** start **

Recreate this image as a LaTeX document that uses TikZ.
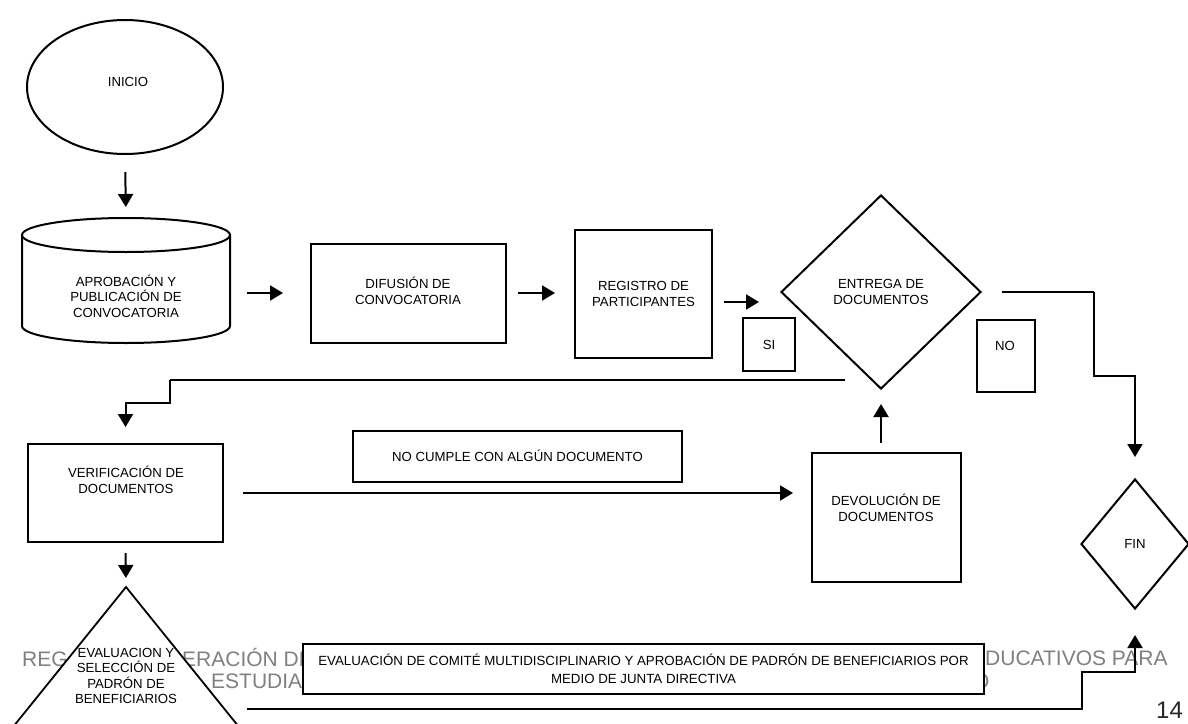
\documentclass[tikz,border=0pt]{standalone}
\usepackage{fontspec}
\setmainfont{Liberation Sans}
\usetikzlibrary{arrows.meta,shapes.geometric,calc}
\begin{document}
\begin{tikzpicture}[x=1pt,y=-1pt,
  box/.style={draw, line width=2pt, fill=white, inner sep=0pt},
  lbl/.style={align=center, font=\fontsize{13.2}{15.5}\selectfont, inner sep=0pt},
  arr/.style={line width=2pt, -{Triangle[length=13pt,width=15pt]}},
  ghost/.style={text=black!50, font=\fontsize{21}{22}\selectfont, inner sep=0pt, anchor=base west},
]
\useasboundingbox[fill=white] (0,0) rectangle (1188,723);

% grey page header text partly hidden behind the shapes
\node[ghost] (g1) at (22,666) {REG};
\node[ghost] (g2) at (182,666) {ERACIÓN DE};
\node[ghost] (g3) at (211,688) {ESTUDIA};
\node[ghost] (g4) at (985,665) {DUCATIVOS PARA};
\node[ghost] (g5) at (973,688) {O};

% INICIO
\node[draw, ellipse, line width=2pt, fill=white, minimum width=196pt, minimum height=134pt] (inicio) at (125,87) {};
\node[lbl] (iniciotxt) at (128,82) {INICIO};

% cylinder
\draw[line width=2pt, fill=white] (22,235) -- (22,326) arc[start angle=180, end angle=360, x radius=104pt, y radius=17pt] -- (230,235);
\draw[line width=2pt, fill=white] (126,235) ellipse[x radius=104pt, y radius=17pt];
\node[lbl] (aprob) at (126,296) {APROBACIÓN Y\\PUBLICACIÓN DE\\CONVOCATORIA};
\coordinate (aprobtop) at (126,218);
\coordinate (aprobright) at (230,293);

% boxes
\node[box, minimum width=195pt, minimum height=99pt] (difusion) at (408.5,293) {};
\node[lbl] (difusiontxt) at (408,291) {DIFUSIÓN DE\\CONVOCATORIA};
\node[box, lbl, minimum width=137pt, minimum height=128pt] (registro) at (643.5,294) {REGISTRO DE\\PARTICIPANTES};
\node[box, lbl, minimum width=52pt, minimum height=53pt] (si) at (769,344.5) {SI};
\node[draw, diamond, line width=2pt, fill=white, lbl, minimum width=200pt, minimum height=194pt] (entrega) at (881,292) {ENTREGA DE\\DOCUMENTOS};
\node[box, minimum width=58pt, minimum height=72pt] (no) at (1006,356) {};
\node[lbl] (notxt) at (1005,346) {NO};

\node[box, minimum width=195pt, minimum height=98pt] (verif) at (125.5,493) {};
\node[lbl] (veriftxt) at (126,480) {VERIFICACIÓN DE\\DOCUMENTOS};
\node[box, lbl, minimum width=329pt, minimum height=51pt] (nocumple) at (517.5,456) {NO CUMPLE CON ALGÚN DOCUMENTO};
\node[box, minimum width=149pt, minimum height=129pt] (devol) at (886.5,517.5) {};
\node[lbl] (devoltxt) at (886,508) {DEVOLUCIÓN DE\\DOCUMENTOS};
\node[draw, diamond, line width=2pt, fill=white, lbl, minimum width=108pt, minimum height=130pt] (fin) at (1135,544) {FIN};

% triangle
\coordinate (triapex) at (126,587);
\draw[line width=1.8pt, fill=white] (triapex) -- (249.5,740) -- (2.5,740) -- cycle;
\node[lbl] (evaltri) at (126,676) {EVALUACION Y\\SELECCIÓN DE\\PADRÓN DE\\BENEFICIARIOS};

% committee box
\node[box, lbl, font=\fontsize{13.3}{18}\selectfont, minimum width=681pt, minimum height=50pt] (comite) at (643.5,669) {EVALUACIÓN DE COMITÉ MULTIDISCIPLINARIO Y APROBACIÓN DE PADRÓN DE BENEFICIARIOS POR\\MEDIO DE JUNTA DIRECTIVA};

% page number
\node[anchor=base west, inner sep=0pt, font=\fontsize{24}{26}\selectfont, text=black!85] (page) at (1156,718) {14};

% connectors
\draw[arr, shorten <=17pt, shorten >=11pt] (inicio.south) -- (aprobtop);
\draw[arr, shorten <=17pt, shorten >=27pt] (aprobright) -- (aprobright -| difusion.west);
\draw[arr, shorten <=11pt, shorten >=19pt] (difusion.east) -- (difusion.east -| registro.west);
\draw[arr, shorten <=11pt, shorten >=21pt] ([yshift=-8pt]registro.east) -- ([yshift=-8pt]registro.east -| entrega.west);

\coordinate (sino) at (845,380);
\coordinate (k1) at (170,380);
\draw[line width=1.4pt] (sino) -- (k1);
\draw[arr, shorten >=16pt] (k1) -- ++(0,23) -| (verif.north);

\draw[line width=1.4pt] ([xshift=20pt]entrega.east) -- ++(92,0);
\draw[arr, shorten >=21pt] ([xshift=112pt]entrega.east) -- ++(0,84) -| (fin.north);

\draw[arr, shorten <=19pt, shorten >=18pt] (verif.east) -- (verif.east -| devol.west);
\draw[arr, shorten <=9pt, shorten >=14pt] (entrega.south |- devol.north) -- (entrega.south);
\draw[arr, shorten <=10pt, shorten >=9pt] (verif.south) -- (triapex);

\coordinate (triout) at (247,709);
\draw[arr, shorten >=25pt] (triout) -- (1082,709) -- (1082,672) -| (fin.south);
\end{tikzpicture}
\end{document}
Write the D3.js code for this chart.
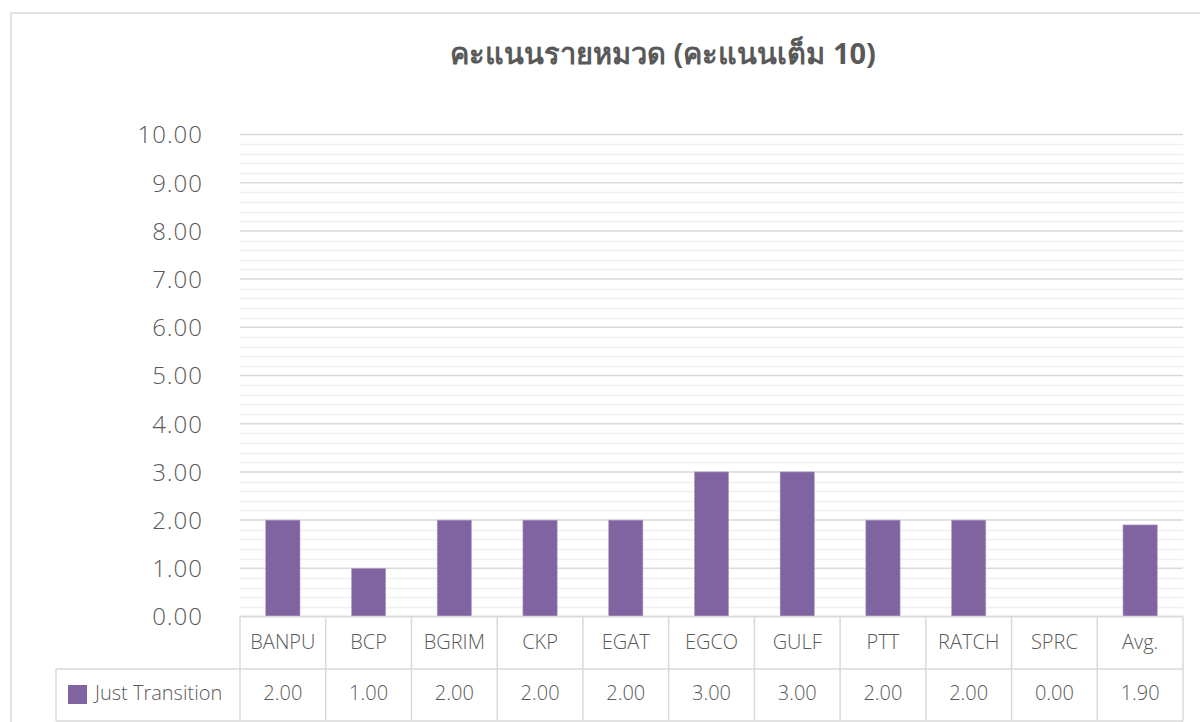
<!DOCTYPE html>
<html><head><meta charset="utf-8">
<script src="https://cdn.jsdelivr.net/npm/d3@7"></script>
<style>body{margin:0;background:#fff}svg{display:block}</style>
</head><body>
<svg id="c" width="1200" height="722"></svg>
<script>
const title = "คะแนนรายหมวด (คะแนนเต็ม 10)";
const categories = ["BANPU","BCP","BGRIM","CKP","EGAT","EGCO","GULF","PTT","RATCH","SPRC","Avg."];
const seriesName = "Just Transition";
const values = [2.00,1.00,2.00,2.00,2.00,3.00,3.00,2.00,2.00,0.00,1.90];
const yTicks = [0,1,2,3,4,5,6,7,8,9,10];

const svg = d3.select("#c");
const font = "'Open Sans', 'Noto Sans', sans-serif";
const txt = "#595959";
const L = 240, R = 1183, T = 134.5, B = 616.5;
const rowH = 51, tableBottom = B + 2*rowH + 1;

// chart border
svg.append("rect").attr("x",11).attr("y",13).attr("width",1300).attr("height",800)
  .attr("fill","#fff").attr("stroke","#d9d9d9").attr("stroke-width",1.5);

svg.append("text").attr("x",663).attr("y",64).attr("text-anchor","middle")
  .attr("font-family","'Noto Sans', 'DejaVu Sans', sans-serif").attr("font-weight","bold")
  .attr("font-size",29).attr("fill",txt).text(title);

const x = d3.scaleBand().domain(categories).range([L,R]).paddingInner(0).paddingOuter(0);
const y = d3.scaleLinear().domain([0,10]).range([B,T]);

// minor gridlines
const minor = d3.range(0,10.001,0.2).filter(v=>Math.abs(v-Math.round(v))>1e-6);
svg.append("g").selectAll("line").data(minor).join("line")
  .attr("x1",L).attr("x2",R).attr("y1",d=>Math.round(y(d))+0.5).attr("y2",d=>Math.round(y(d))+0.5)
  .attr("stroke","#f0f0f0").attr("stroke-width",1.5);
// major gridlines
svg.append("g").selectAll("line").data(yTicks).join("line")
  .attr("x1",L).attr("x2",R).attr("y1",d=>y(d)).attr("y2",d=>y(d))
  .attr("stroke","#d9d9d9").attr("stroke-width",1.5);

// y axis labels
const yAxis = d3.axisLeft(y).tickValues(yTicks).tickFormat(d3.format(".2f")).tickSize(0).tickPadding(0);
const ga = svg.append("g").attr("transform",`translate(203,0)`).call(yAxis);
ga.select(".domain").remove();
ga.selectAll("text").attr("font-family",font).attr("font-weight",300).attr("font-size",24)
  .attr("letter-spacing","1px").attr("fill",txt).attr("dy","0.35em");

// bars
const bw = x.bandwidth()*0.4;
svg.append("g").selectAll("rect").data(values).join("rect")
  .attr("x",(d,i)=>x(categories[i])+x.bandwidth()/2-bw/2)
  .attr("width",bw)
  .attr("y",d=>y(d)).attr("height",d=>y(0)-y(d))
  .attr("fill","#8064A2").attr("stroke","#b8a6cc").attr("stroke-width",0.6);

// data table
const tg = svg.append("g").attr("stroke","#d9d9d9").attr("stroke-width",1.5);
tg.append("line").attr("x1",L).attr("x2",R).attr("y1",B).attr("y2",B);
tg.append("line").attr("x1",56).attr("x2",R).attr("y1",B+rowH+1.5).attr("y2",B+rowH+1.5);
tg.append("line").attr("x1",56).attr("x2",R).attr("y1",tableBottom+1.5).attr("y2",tableBottom+1.5);
tg.append("line").attr("x1",56).attr("x2",56).attr("y1",B+rowH+1.5).attr("y2",tableBottom+1.5);
tg.selectAll("line.v").data(categories.concat(["__end"])).join("line").attr("class","v")
  .attr("x1",(d,i)=>L+i*x.bandwidth()).attr("x2",(d,i)=>L+i*x.bandwidth())
  .attr("y1",B).attr("y2",tableBottom+1.5);

svg.append("g").selectAll("text").data(categories).join("text")
  .attr("x",d=>x(d)+x.bandwidth()/2).attr("y",B+rowH/2).attr("dy","0.35em")
  .attr("text-anchor","middle").attr("font-family",font).attr("font-weight",300).attr("font-size",20).attr("fill",txt).text(d=>d);
svg.append("g").selectAll("text").data(values).join("text")
  .attr("x",(d,i)=>x(categories[i])+x.bandwidth()/2).attr("y",B+rowH*1.5).attr("dy","0.35em")
  .attr("text-anchor","middle").attr("font-family",font).attr("font-weight",300).attr("font-size",20).attr("fill",txt).text(d=>d3.format(".2f")(d));

svg.append("rect").attr("x",68).attr("y",685).attr("width",19).attr("height",19).attr("fill","#8064A2");
svg.append("text").attr("x",95).attr("y",B+rowH*1.5).attr("dy","0.35em")
  .attr("font-family",font).attr("font-weight",300).attr("font-size",20).attr("fill",txt).text(seriesName);
</script>
</body></html>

** end **

*DIRECTIONS FOR THIS TASK:*
Within the entries above, give again exactly the lines starting at the one that contains "Write the D3.js code for this chart." and ending at the one that contains "const y = d3.scaleLinear().domain([0,10]).range([B,T]);", leaving out the pictures.

*SOLUTION FOR THIS PROBLEM:*
Write the D3.js code for this chart.
<!DOCTYPE html>
<html><head><meta charset="utf-8">
<script src="https://cdn.jsdelivr.net/npm/d3@7"></script>
<style>body{margin:0;background:#fff}svg{display:block}</style>
</head><body>
<svg id="c" width="1200" height="722"></svg>
<script>
const title = "คะแนนรายหมวด (คะแนนเต็ม 10)";
const categories = ["BANPU","BCP","BGRIM","CKP","EGAT","EGCO","GULF","PTT","RATCH","SPRC","Avg."];
const seriesName = "Just Transition";
const values = [2.00,1.00,2.00,2.00,2.00,3.00,3.00,2.00,2.00,0.00,1.90];
const yTicks = [0,1,2,3,4,5,6,7,8,9,10];

const svg = d3.select("#c");
const font = "'Open Sans', 'Noto Sans', sans-serif";
const txt = "#595959";
const L = 240, R = 1183, T = 134.5, B = 616.5;
const rowH = 51, tableBottom = B + 2*rowH + 1;

// chart border
svg.append("rect").attr("x",11).attr("y",13).attr("width",1300).attr("height",800)
  .attr("fill","#fff").attr("stroke","#d9d9d9").attr("stroke-width",1.5);

svg.append("text").attr("x",663).attr("y",64).attr("text-anchor","middle")
  .attr("font-family","'Noto Sans', 'DejaVu Sans', sans-serif").attr("font-weight","bold")
  .attr("font-size",29).attr("fill",txt).text(title);

const x = d3.scaleBand().domain(categories).range([L,R]).paddingInner(0).paddingOuter(0);
const y = d3.scaleLinear().domain([0,10]).range([B,T]);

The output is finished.